Git's workflow makes first-preimage attacks dangerous, because a mallicious third-party may submit a pull-req to your repo that contains files for which they've pre-generated a collision: https://lists.linuxfoundation.org/pipermail/bitcoin-dev/2017...

Git is vulnerable to SHA1 collisions in standard development workflows.

bo1024 · on Feb 23, 2017

> UPDATE: some people are raising the possibility of hashes where some values have 1 or 0 preimages, which makes second and first preimage attacks formally impossible. Yes, such hashes are possible (in fact trivial) to construct, but they are not cryptographically secure. One of the requirements for a cryptographically secure hash is that all possible hash values are (more or less) equally likely.

True, but the main issue with these proposals is that we want hash functions that are much shorter than the original thing being hashed. For instance, we want every string of length one million bits to get hashed down to some string of length 4096. So those 2^4096 short hash strings can't mostly have 1 or 0 pre-images, in fact on average they have to have gazillions of pre-images each.

andreyf · on Feb 23, 2017

> in fact on average they have to have gazillions of pre-images each

pretty sure "on average" they have at least a few gazillion orders of magnitude more than a few gazillion pre-images each ;)

xapata · on Feb 23, 2017

You're saying the average of infinities is a gazillion gazillion?

For any hashcode, there are an infinite number of documents that would result in that hashcode.

andreyf · on Feb 24, 2017

Nah, way bigger than that. I'm saying 10 times as big as a few gazillion at least a few gazillion times!

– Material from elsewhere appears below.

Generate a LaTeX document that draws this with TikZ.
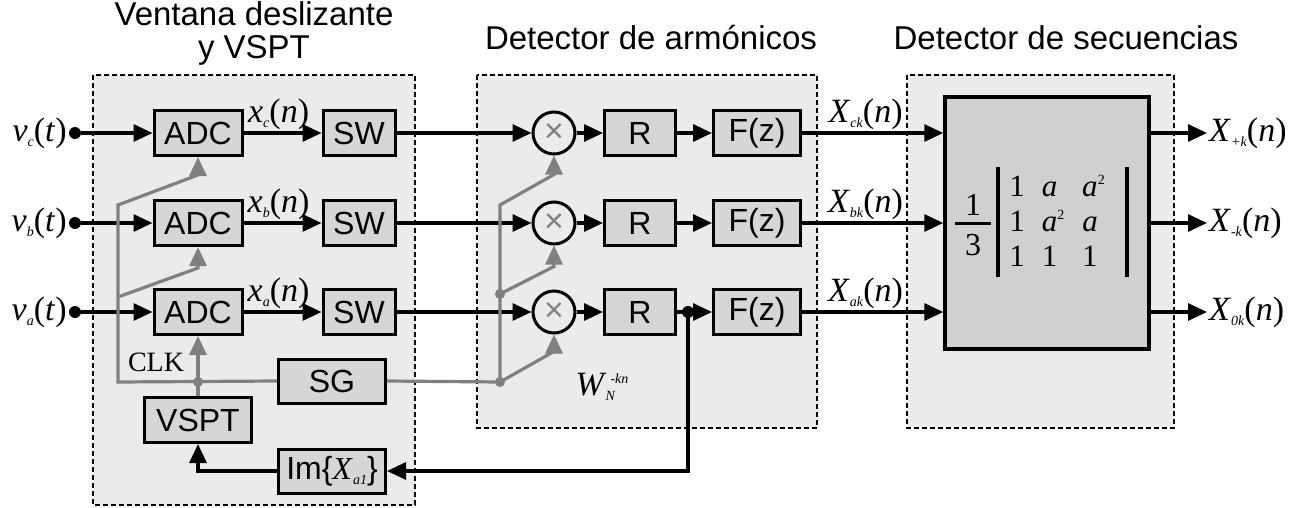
\documentclass[tikz,border=0pt]{standalone}
\usepackage{fontspec}
\setmainfont{Liberation Serif}
\setsansfont{Liberation Sans}
\usetikzlibrary{arrows.meta,calc}

\definecolor{panelgray}{RGB}{236,235,234}
\definecolor{boxgray}{RGB}{214,214,214}
\definecolor{matgray}{RGB}{208,208,208}
\definecolor{wiregray}{RGB}{128,128,128}

% small italic index below / above the line
\newcommand{\lowidx}[1]{\raisebox{-5pt}{\fontsize{14}{14}\selectfont\textit{#1}}}
\newcommand{\highidx}[1]{\raisebox{12pt}{\fontsize{14}{14}\selectfont #1}}

\begin{document}
\begin{tikzpicture}[x=1pt,y=-1pt,
    panel/.style={draw,dash pattern=on 5pt off 3pt,line width=2pt,fill=panelgray},
    blk/.style={draw,line width=3pt,fill=boxgray,inner sep=1pt,minimum height=45pt,
      font=\sffamily\fontsize{32}{32}\selectfont},
    mult/.style={draw,circle,line width=3pt,fill=panelgray,minimum size=42pt,inner sep=0pt},
    wire/.style={line width=3.2pt,-{Triangle[length=19pt,width=17pt]}},
    gwire/.style={wire,draw=wiregray},
    gline/.style={line width=3.2pt,draw=wiregray},
    dot/.style={circle,fill,inner sep=0pt,minimum size=12pt},
    gdot/.style={circle,fill=wiregray,inner sep=0pt,minimum size=10pt},
    lbl/.style={font=\fontsize{34}{34}\selectfont,inner sep=2pt},
    ttl/.style={font=\sffamily\fontsize{33}{33}\selectfont,align=center}]
  \fill[white] (0,0) rectangle (1306,508);
  \useasboundingbox (0,0) rectangle (1306,508);

  % panels
  \draw[panel] (93,75) rectangle (415,505);
  \draw[panel] (477,75) rectangle (817,428);
  \draw[panel] (907,75) rectangle (1174,428);
  \node[ttl] (t1) at (254,33) {Ventana deslizante\\y VSPT};
  \node[ttl] (t2) at (651,38) {Detector de armónicos};
  \node[ttl] (t3) at (1066,38) {Detector de secuencias};

  % sequence matrix
  \node[draw,line width=3.5pt,fill=matgray,minimum width=204pt,minimum height=252pt] (mat) at (1047,223) {};
  \node[font=\fontsize{32}{32}\selectfont] (num) at ($(mat.center)+(-74,-18)$) {1};
  \node[font=\fontsize{32}{32}\selectfont] (den) at ($(mat.center)+(-74,22)$) {3};
  \draw[line width=3pt] ($(mat.center)+(-92,0)$) -- ++(36,0);
  \draw[line width=3.5pt] ($(mat.center)+(-49,-56)$) -- ++(0,110);
  \draw[line width=3.5pt] ($(mat.center)+(80,-56)$) -- ++(0,110);
  \node[font=\fontsize{31}{35}\selectfont,inner sep=0pt] (coef) at ($(mat.center)+(10,1)$) {%
    \begin{tabular}{@{}l@{\hspace{17pt}}l@{\hspace{18pt}}l@{}}
      1 & \textit{a} & \textit{a}\highidx{2}\\
      1 & \textit{a}\highidx{2} & \textit{a}\\
      1 & 1 & 1
    \end{tabular}};

  % three phases
  \foreach \r/\y/\o in {c/133/+k,b/223/-k,a/312/0k} {
    \node[dot] (in\r) at (75,\y) {};
    \node[lbl,anchor=east] (v\r) at (in\r.west) {\textit{v}\lowidx{\r}(\textit{t})};
    \node[blk,minimum width=88pt] (adc\r) at (198,\y) {ADC};
    \node[blk,minimum width=72pt] (sw\r) at (359,\y) {SW};
    \node[mult] (mul\r) at (554,\y) {\textcolor{wiregray}{\sffamily\fontsize{34}{34}\selectfont ×}};
    \node[blk,minimum width=71pt] (r\r) at (640,\y) {R};
    \node[blk,minimum width=87pt] (f\r) at (757,\y) {F(z)};
    \coordinate (out\r) at (1207,\y);
    \node[lbl,anchor=west] (y\r) at (out\r) {\textit{X}\lowidx{\o}(\textit{n})};
    \draw[wire] (in\r) -- (adc\r);
    \draw[wire] (adc\r) -- node[lbl,above,pos=0.45] {\textit{x}\lowidx{\r}(\textit{n})} (sw\r);
    \draw[wire] (sw\r) -- (mul\r);
    \draw[wire] (mul\r) -- (r\r);
    \draw[wire] (r\r) -- (f\r);
    \draw[wire] (f\r) -- node[lbl,above,pos=0.45] {\textit{X}\lowidx{\r k}(\textit{n})} (mat.west |- f\r);
    \draw[wire] (mat.east |- f\r) -- (out\r);
  }

  % clock, signal generator and feedback
  \node[blk,minimum width=107pt,minimum height=44pt] (sg) at (332,381) {SG};
  \node[blk,minimum width=107pt] (vspt) at (198,420) {VSPT};
  \node[blk,minimum width=107pt,minimum height=44pt] (im) at (332,471)
    {Im\{{\rmfamily\textit{X}\lowidx{a1}}\}};
  \node[font=\fontsize{28}{28}\selectfont] (clk) at (156,362) {CLK};

  \coordinate (gl) at (118,382);
  \draw[gwire] (sg.west) -- (gl) -- (118,205) -- ($(adcc.south)+(0,18)$) -- (adcc.south);
  \draw[gwire] (118,297) -- ($(adcb.south)+(0,21)$) -- (adcb.south);
  \draw[gwire] (vspt.north) -- (adca.south);
  \node[gdot] at (vspt.north |- gl) {};

  \coordinate (sgj) at (500,382);
  \coordinate (wb) at (500,294);
  \draw[gline] (sg.east) -- (sgj);
  \draw[gwire] (sgj) -- (500,205) -- ($(mulc.south)+(0,19)$) -- (mulc.south);
  \draw[gwire] (wb) -- ($(mulb.south)+(0,21)$) -- (mulb.south);
  \draw[gwire] (sgj) -- ($(mula.south)+(0,17)$) -- (mula.south);
  \node[gdot] at (wb) {};
  \node[gdot] at (sgj) {};
  \node[lbl] (w) at (602,387) {\textit{W}\kern-1pt\lowidx{N}\kern-5pt\highidx{-\textit{kn}}};

  \coordinate (tap) at ($(ra.east)+(11,0)$);
  \draw[wire] (tap) |- (im.east);
  \draw[wire] (im.west) -| (vspt.south);
  \node[dot] at (tap) {};
\end{tikzpicture}
\end{document}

(key words are "at least")

yuhong · on Feb 23, 2017

Also the difference between identical and chosen prefix attacks too (this attack is identical prefix).

tripzilch · on Feb 23, 2017

> This point seems to be getting re-hashed (no pun intended)

why not??

mate_soos · on Feb 23, 2017

I am a bit saddened that Vegard Nossum's work, which they used for encoding SHA-1 to SAT, is only mentioned as a footnote. The github code is at

https://github.com/vegard/sha1-sat

and his Master Thesis, whose quality is approaching a PhD thesis is here:

https://www.duo.uio.no/bitstream/handle/10852/34912/thesis-o...

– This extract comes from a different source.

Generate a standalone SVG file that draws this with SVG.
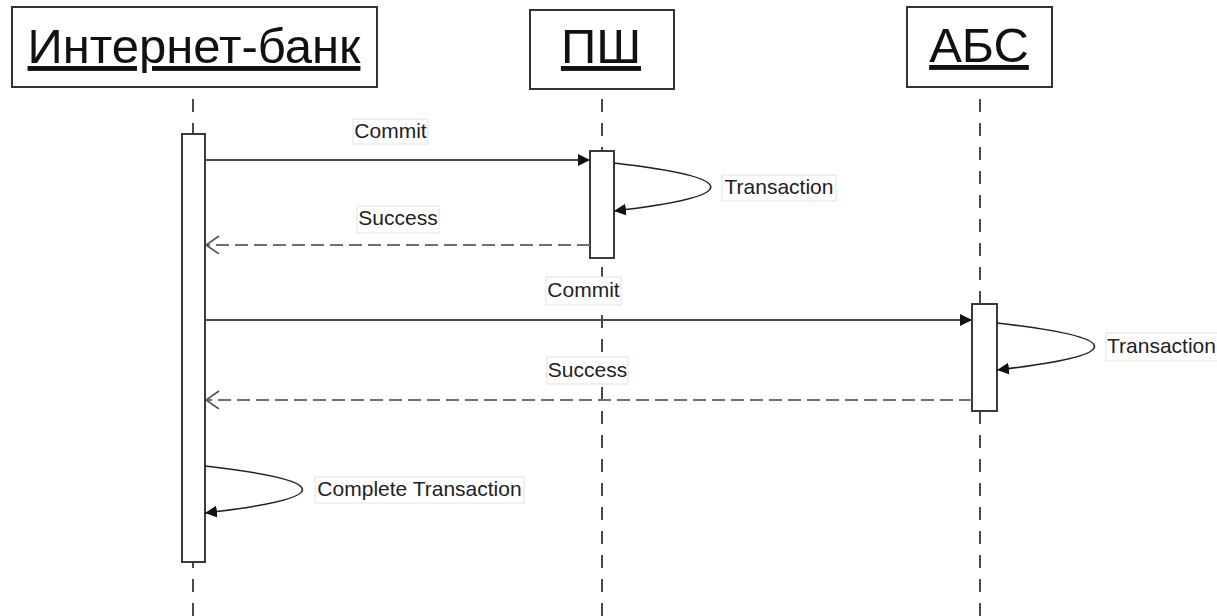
<svg xmlns="http://www.w3.org/2000/svg" width="1217" height="616" viewBox="0 0 1217 616">
  <style>
    .actor { fill: #ffffff; stroke: #333333; stroke-width: 2; }
    .actor-label { font-family: "Liberation Sans", Arial, sans-serif; font-size: 49px; fill: #111111; text-anchor: middle; text-decoration: underline; }
    .lifeline { stroke: #4a4a4a; stroke-width: 2; stroke-dasharray: 13 11; stroke-dashoffset: 12; fill: none; }
    .activation { fill: #ffffff; stroke: #3a3a3a; stroke-width: 2; }
    .call { stroke: #4a4a4a; stroke-width: 2; fill: none; }
    .reply { stroke: #707070; stroke-width: 2; stroke-dasharray: 13 6; fill: none; }
    .self { stroke: #222222; stroke-width: 1.6; fill: none; }
    .tag { fill: #ffffff; stroke: #e2e2e2; stroke-width: 1; }
    .msg { font-family: "Liberation Sans", Arial, sans-serif; font-size: 21px; fill: #222222; }
  </style>
  <defs>
    <marker id="solidHead" markerUnits="userSpaceOnUse" markerWidth="13" markerHeight="13" refX="12" refY="6" orient="auto">
      <path d="M0,0 L12,6 L0,12 Z" fill="#111111"/>
    </marker>
    <marker id="openHead" markerUnits="userSpaceOnUse" markerWidth="16" markerHeight="20" refX="14" refY="9" orient="auto">
      <path d="M1,0 L14,9 L1,18" fill="none" stroke="#555555" stroke-width="1.6"/>
    </marker>
  </defs>

  <rect width="1217" height="616" fill="#ffffff"/>

  <!-- lifelines -->
  <g id="lifelines">
    <line class="lifeline" x1="193" y1="87" x2="193" y2="616"/>
    <line class="lifeline" x1="602" y1="87" x2="602" y2="616"/>
    <line class="lifeline" x1="980" y1="87" x2="980" y2="616"/>
  </g>

  <!-- participants -->
  <g id="internet-bank">
    <rect class="actor" x="12" y="7" width="365" height="80"/>
    <text class="actor-label" x="194" y="63">Интернет-банк</text>
    <rect class="activation" x="182" y="134" width="23" height="428"/>
  </g>
  <g id="psh">
    <rect class="actor" x="530" y="10" width="144" height="79"/>
    <text class="actor-label" x="601" y="63">ПШ</text>
    <rect class="activation" x="590" y="151" width="24" height="107"/>
  </g>
  <g id="abs">
    <rect class="actor" x="907" y="7" width="145" height="80"/>
    <text class="actor-label" x="979" y="62">АБС</text>
    <rect class="activation" x="972" y="304" width="25" height="107"/>
  </g>

  <!-- messages -->
  <g id="connectors">
    <line class="call" x1="205" y1="160" x2="590" y2="160" marker-end="url(#solidHead)"/>
    <path class="self" d="M614,163 C743,178 743,196 614,211" marker-end="url(#solidHead)"/>
    <line class="reply" x1="590" y1="245" x2="206" y2="245" marker-end="url(#openHead)"/>
    <line class="call" x1="205" y1="320" x2="972" y2="320" marker-end="url(#solidHead)"/>
    <path class="self" d="M997,323 C1127,338 1127,355 997,370" marker-end="url(#solidHead)"/>
    <line class="reply" x1="972" y1="400" x2="206" y2="400" marker-end="url(#openHead)"/>
    <path class="self" d="M205,466 C335,481 335,498 205,513" marker-end="url(#solidHead)"/>
  </g>

  <!-- message labels -->
  <g id="labels">
    <rect class="tag" x="353" y="119" width="75" height="25"/>
    <text class="msg" x="390.5" y="138" text-anchor="middle">Commit</text>
    <rect class="tag" x="722" y="175" width="114" height="26"/>
    <text class="msg" x="779" y="194" text-anchor="middle">Transaction</text>
    <rect class="tag" x="357" y="206" width="82" height="27"/>
    <text class="msg" x="398" y="225" text-anchor="middle">Success</text>
    <rect class="tag" x="546" y="277" width="75" height="28"/>
    <text class="msg" x="583.5" y="297" text-anchor="middle">Commit</text>
    <rect class="tag" x="1106" y="333" width="115" height="28"/>
    <text class="msg" x="1107" y="353">Transaction</text>
    <rect class="tag" x="547" y="357" width="81" height="27"/>
    <text class="msg" x="587.5" y="377" text-anchor="middle">Success</text>
    <rect class="tag" x="315" y="477" width="209" height="26"/>
    <text class="msg" x="419.5" y="496" text-anchor="middle">Complete Transaction</text>
  </g>
</svg>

Note that they also only mention MiniSat as a footnote, which is pretty bad. The relevant paper is at

http://minisat.se/downloads/MiniSat.pdf

All of these are great reads. Highly recommended.

amichal · on Feb 23, 2017

Linked http://shattered.io/ has two PDFs that render differently as examples. They indeed have same SHA-1 and are even the same size.

  $ls -l sha*.pdf 
  -rw-r--r--@ 1 amichal  staff  422435 Feb 23 10:01 shattered-1.pdf
  -rw-r--r--@ 1 amichal  staff  422435 Feb 23 10:14 shattered-2.pdf
  $shasum -a 1 sha*.pdf
  38762cf7f55934b34d179ae6a4c80cadccbb7f0a  shattered-1.pdf
  38762cf7f55934b34d179ae6a4c80cadccbb7f0a  shattered-2.pdf

Of course other hashes are different:

  $shasum -a 256 sha*.pdf

  2bb787a73e37352f92383abe7e2902936d1059ad9f1ba6daaa9c1e58ee6970d0  shattered-1.pdf
  d4488775d29bdef7993367d541064dbdda50d383f89f0aa13a6ff2e0894ba5ff  shattered-2.pdf 

  $md5 sha*.pdf
  
  MD5 (shattered-1.pdf) = ee4aa52b139d925f8d8884402b0a750c
  MD5 (shattered-2.pdf) = 5bd9d8cabc46041579a311230539b8d1

AlexandrB · on Feb 23, 2017

As someone who knows only the very basics of cryptography - would verifying hashes of a file using SHA-1 and a "weak" hash function like MD5 provide any additional protection over just SHA-1? I.e. how much harder would be it be to create a collision in both SHA-1 and MD5 than in just SHA-1?

My common sense intuition is that it would be a lot harder, but I'm guessing theoretically/mathematically it's only a little bit harder given how easy collisions in MD5 are?

anderskaseorg · on Feb 23, 2017

It’s actually not much harder at all, as first noted by Joux, “Multicollisions in iterated hash functions. Application to cascaded constructions”, 2004.

https://www.iacr.org/archive/crypto2004/31520306/multicollis...

AlexandrB · on Feb 23, 2017

Thanks, this is fascinating!

zymhan · on Feb 23, 2017

It would certainly be harder, but as with breaking any hash, it becomes more feasible every day.

It's likely easier to replace "sha1" with "sha256" in your code than it is to construct a Frankenstein's monster of hashing.